─── COLLECTED MATERIAL ───

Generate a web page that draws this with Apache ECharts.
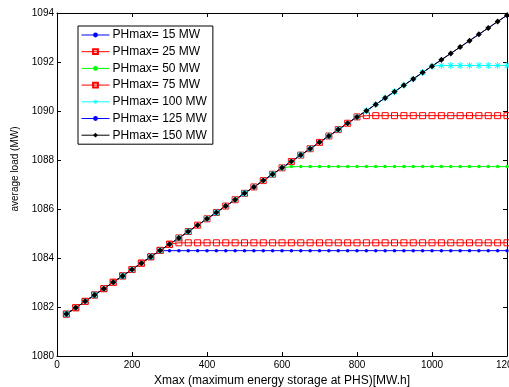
<!DOCTYPE html>
<html>
<head>
<meta charset="utf-8">
<script src="https://cdn.jsdelivr.net/npm/echarts@6/dist/echarts.min.js"></script>
<style>
html,body{margin:0;padding:0;background:#fff;}
#chart{width:509px;height:387px;}
</style>
</head>
<body>
<div id="chart"></div>
<script>
// X values: Xmax (maximum energy storage at PHS) [MW.h]
var xValues = [25,50,75,100,125,150,175,200,225,250,
  275,300,325,350,375,400,425,450,475,500,
  525,550,575,600,625,650,675,700,725,750,
  775,800,825,850,875,900,925,950,975,1000,
  1025,1050,1075,1100,1125,1150,1175,1200];

var seriesNames = ['PHmax= 15 MW','PHmax= 25 MW','PHmax= 50 MW','PHmax= 75 MW','PHmax= 100 MW','PHmax= 125 MW','PHmax= 150 MW'];

var s15 = [1081.71,1081.97,1082.23,1082.49,1082.75,1083.01,1083.27,1083.53,1083.79,1084.05,
  1084.30,1084.30,1084.30,1084.30,1084.30,1084.30,1084.30,1084.30,1084.30,1084.30,
  1084.30,1084.30,1084.30,1084.30,1084.30,1084.30,1084.30,1084.30,1084.30,1084.30,
  1084.30,1084.30,1084.30,1084.30,1084.30,1084.30,1084.30,1084.30,1084.30,1084.30,
  1084.30,1084.30,1084.30,1084.30,1084.30,1084.30,1084.30,1084.30];

var s25 = [1081.71,1081.97,1082.23,1082.49,1082.75,1083.01,1083.27,1083.53,1083.79,1084.05,
  1084.31,1084.56,1084.62,1084.62,1084.62,1084.62,1084.62,1084.62,1084.62,1084.62,
  1084.62,1084.62,1084.62,1084.62,1084.62,1084.62,1084.62,1084.62,1084.62,1084.62,
  1084.62,1084.62,1084.62,1084.62,1084.62,1084.62,1084.62,1084.62,1084.62,1084.62,
  1084.62,1084.62,1084.62,1084.62,1084.62,1084.62,1084.62,1084.62];

var s50 = [1081.71,1081.97,1082.23,1082.49,1082.75,1083.01,1083.27,1083.53,1083.79,1084.05,
  1084.31,1084.56,1084.82,1085.08,1085.34,1085.60,1085.86,1086.12,1086.38,1086.64,
  1086.90,1087.16,1087.42,1087.68,1087.73,1087.73,1087.73,1087.73,1087.73,1087.73,
  1087.73,1087.73,1087.73,1087.73,1087.73,1087.73,1087.73,1087.73,1087.73,1087.73,
  1087.73,1087.73,1087.73,1087.73,1087.73,1087.73,1087.73,1087.73];

var s75 = [1081.71,1081.97,1082.23,1082.49,1082.75,1083.01,1083.27,1083.53,1083.79,1084.05,
  1084.31,1084.56,1084.82,1085.08,1085.34,1085.60,1085.86,1086.12,1086.38,1086.64,
  1086.90,1087.16,1087.42,1087.68,1087.94,1088.20,1088.46,1088.72,1088.98,1089.24,
  1089.50,1089.76,1089.81,1089.81,1089.81,1089.81,1089.81,1089.81,1089.81,1089.81,
  1089.81,1089.81,1089.81,1089.81,1089.81,1089.81,1089.81,1089.81];

var s100 = [1081.71,1081.97,1082.23,1082.49,1082.75,1083.01,1083.27,1083.53,1083.79,1084.05,
  1084.31,1084.56,1084.82,1085.08,1085.34,1085.60,1085.86,1086.12,1086.38,1086.64,
  1086.90,1087.16,1087.42,1087.68,1087.94,1088.20,1088.46,1088.72,1088.98,1089.24,
  1089.50,1089.76,1090.01,1090.27,1090.53,1090.79,1091.05,1091.31,1091.57,1091.83,
  1091.86,1091.86,1091.86,1091.86,1091.86,1091.86,1091.86,1091.86];

var s125 = [1081.71,1081.97,1082.23,1082.49,1082.75,1083.01,1083.27,1083.53,1083.79,1084.05,
  1084.31,1084.56,1084.82,1085.08,1085.34,1085.60,1085.86,1086.12,1086.38,1086.64,
  1086.90,1087.16,1087.42,1087.68,1087.94,1088.20,1088.46,1088.72,1088.98,1089.24,
  1089.50,1089.76,1090.01,1090.27,1090.53,1090.79,1091.05,1091.31,1091.57,1091.83,
  1092.09,1092.35,1092.61,1092.87,1093.13,1093.39,1093.65,1093.91];

var s150 = [1081.71,1081.97,1082.23,1082.49,1082.75,1083.01,1083.27,1083.53,1083.79,1084.05,
  1084.31,1084.56,1084.82,1085.08,1085.34,1085.60,1085.86,1086.12,1086.38,1086.64,
  1086.90,1087.16,1087.42,1087.68,1087.94,1088.20,1088.46,1088.72,1088.98,1089.24,
  1089.50,1089.76,1090.01,1090.27,1090.53,1090.79,1091.05,1091.31,1091.57,1091.83,
  1092.09,1092.35,1092.61,1092.87,1093.13,1093.39,1093.65,1093.91];

var allSeries = [s15, s25, s50, s75, s100, s125, s150];

var xTitle = 'Xmax (maximum energy storage at PHS)[MW.h]';
var yTitle = 'average load (MW)';

var asterisk = 'path://M-0.6,-5L0.6,-5L0.6,5L-0.6,5Z M-5,-0.6L5,-0.6L5,0.6L-5,0.6Z M3.92,3.08L3.08,3.92L-3.92,-3.08L-3.08,-3.92Z M3.08,-3.92L3.92,-3.08L-3.08,3.92L-3.92,3.08Z';

var styles = [
  {color:'#0000ff', symbol:'circle', size:3.5, fill:'#0000ff'},
  {color:'#ff0000', symbol:'rect', size:6, fill:'rgba(255,255,255,0)'},
  {color:'#00ff00', symbol:'circle', size:3.5, fill:'#00ff00'},
  {color:'#ff0000', symbol:'rect', size:6, fill:'rgba(255,255,255,0)'},
  {color:'#00ffff', symbol:asterisk, size:7, fill:'#00ffff'},
  {color:'#0000ff', symbol:'circle', size:3.5, fill:'#0000ff'},
  {color:'#000000', symbol:'diamond', size:6, fill:'#000000'}
];

var FONT = "'Liberation Sans', Arial, Helvetica, sans-serif";

var series = allSeries.map(function(vals, i){
  var st = styles[i];
  var isEmpty = st.fill.indexOf('rgba') === 0;
  return {
    name: seriesNames[i],
    type: 'line',
    xAxisIndex: 0,
    yAxisIndex: 0,
    data: xValues.map(function(x, j){ return [x, vals[j]]; }),
    symbol: st.symbol,
    symbolSize: st.size,
    showSymbol: true,
    lineStyle: {color: st.color, width: 1},
    itemStyle: {color: st.fill, borderColor: st.color, borderWidth: isEmpty ? 1 : 0},
    emphasis: {disabled: true},
    animation: false
  };
});

var plain = function(v){ return String(v); };

var chart = echarts.init(document.getElementById('chart'), null, {renderer:'canvas'});
chart.setOption({
  backgroundColor: '#ffffff',
  animation: false,
  grid: {left: 57, right: 2, top: 13, bottom: 31, containLabel: false, outerBoundsMode: 'none'},
  xAxis: [{
    type: 'value', min: 0, max: 1200, interval: 200, position: 'bottom',
    axisLine: {show: true, lineStyle: {color: '#000', width: 1}},
    axisTick: {show: true, inside: true, length: 4, lineStyle: {color: '#000'}},
    axisLabel: {color: '#000', fontSize: 10, fontFamily: FONT, margin: 4, showMaxLabel: true, hideOverlap: false, formatter: plain},
    splitLine: {show: false},
    name: xTitle, nameLocation: 'middle', nameGap: 16,
    nameTextStyle: {color: '#000', fontSize: 12, fontFamily: FONT}
  },{
    type: 'value', min: 0, max: 1200, interval: 200, position: 'top',
    axisLine: {show: true, onZero: false, lineStyle: {color: '#000', width: 1}},
    axisTick: {show: true, inside: true, length: 4, lineStyle: {color: '#000'}},
    axisLabel: {show: false},
    splitLine: {show: false}
  }],
  yAxis: [{
    type: 'value', min: 1080, max: 1094, interval: 2, position: 'left',
    axisLine: {show: true, lineStyle: {color: '#000', width: 1}},
    axisTick: {show: true, inside: true, length: 4, lineStyle: {color: '#000'}},
    axisLabel: {color: '#000', fontSize: 10, fontFamily: FONT, margin: 3, formatter: plain},
    splitLine: {show: false}
  },{
    type: 'value', min: 1080, max: 1094, interval: 2, position: 'right',
    axisLine: {show: true, onZero: false, lineStyle: {color: '#000', width: 1}},
    axisTick: {show: true, inside: true, length: 4, lineStyle: {color: '#000'}},
    axisLabel: {show: false},
    splitLine: {show: false}
  }],
  legend: {
    orient: 'vertical', left: 78, top: 26,
    data: seriesNames,
    backgroundColor: '#ffffff', borderColor: '#000', borderWidth: 1, borderRadius: 0,
    padding: [3, 6, 3, 3],
    itemWidth: 28, itemHeight: 6, itemGap: 4.7,
    lineStyle: {width: 1},
    textStyle: {color: '#000', fontSize: 12, fontFamily: FONT, padding: [0,0,0,-2]},
    selectedMode: false
  },
  graphic: [{
    type: 'text', x: 15, y: 169, rotation: Math.PI/2,
    style: {text: yTitle, fill: '#000', font: "10px 'Liberation Sans', Arial, sans-serif", textAlign: 'center', textVerticalAlign: 'middle'}
  }],
  series: series
});
</script>
</body>
</html>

───

AIM:
Please take the lines from the beginning of the data above through the line holding "var seriesNames = ['PHmax= 15" and transcribe them exactly, without any pictures.

COMPLETE RESPONSE:
Generate a web page that draws this with Apache ECharts.
<!DOCTYPE html>
<html>
<head>
<meta charset="utf-8">
<script src="https://cdn.jsdelivr.net/npm/echarts@6/dist/echarts.min.js"></script>
<style>
html,body{margin:0;padding:0;background:#fff;}
#chart{width:509px;height:387px;}
</style>
</head>
<body>
<div id="chart"></div>
<script>
// X values: Xmax (maximum energy storage at PHS) [MW.h]
var xValues = [25,50,75,100,125,150,175,200,225,250,
  275,300,325,350,375,400,425,450,475,500,
  525,550,575,600,625,650,675,700,725,750,
  775,800,825,850,875,900,925,950,975,1000,
  1025,1050,1075,1100,1125,1150,1175,1200];

var seriesNames = ['PHmax= 15 MW','PHmax= 25 MW','PHmax= 50 MW','PHmax= 75 MW','PHmax= 100 MW','PHmax= 125 MW','PHmax= 150 MW'];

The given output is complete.